The answer is obvious. They did so because the raw figures published by the Centers for Disease Control and Prevention (CDC) tell a very different story.

Shocking, right? </sarcasm>

This is par for the course, though. The media doesn't actually understand research. They merely parrot what they're told. That's even more true when they want to believe what they're being told. In this case, that "permissive" gun laws are the problem and they should end.

But Lee Williams at The Gun Writer, which is part of the Second Amendment Foundation’s Investigative Journalism Project, also took a shot at the studies.

In his latest story, Sathya based his entire argument on one of the most questionable of sources: the Annual Gun Law Scorecard from the Giffords Law Center to Prevent Gun Violence.

For those who value the truth, Gifford’s annual anti-gun scorecard is a joke.

“The gun violence crisis isn’t a mystery. It’s a choice America has made,” the site claims.

The site awards California an “A” grade, which it claims makes it the safest state, 21 other states received an “F,” due to the freedoms they give their residents.

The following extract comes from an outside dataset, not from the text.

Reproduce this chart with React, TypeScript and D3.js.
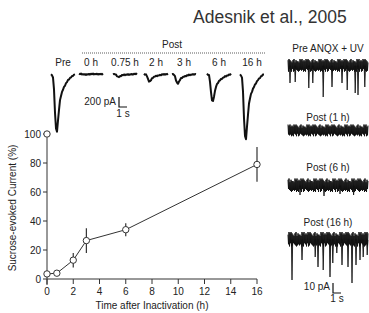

To sum, Sathya’s story is anti-gun propaganda, which was based upon older anti-gun propaganda.

He also notes another story using the Gun Violence Archive, which Williams has debunked numerous times, as have we here at Bearing Arms. They exist solely by using news reports and use an overly broad definition of "mass shooting" specifically to bump the numbers ever skyward, all so lawmakers will be pressured to pass gun control.

That's not a neutral entity simply tracking the numbers. That's an activist organization trying to push an agenda.

Which, of course, is very suggestive of why so-called researchers use those numbers, just as they use Giffords and their scorecard to define "permissive" states.

See, I want science to be conducted. I want the truth to be learned, because that's how we move forward as a species. In the realm of violent crime, I want to know what's going on and why people do these sorts of things. I'm not going to give up my rights, but there are other things that are going on here that researchers simply don't look at or consider.

We need to understand the truth.

What we don't need are people who already have their minds made up and are just looking to manipulate data in order to advance their agenda. That's not science, that's propaganda.

That's what we've been getting, and there's absolutely no reason for us to tolerate it.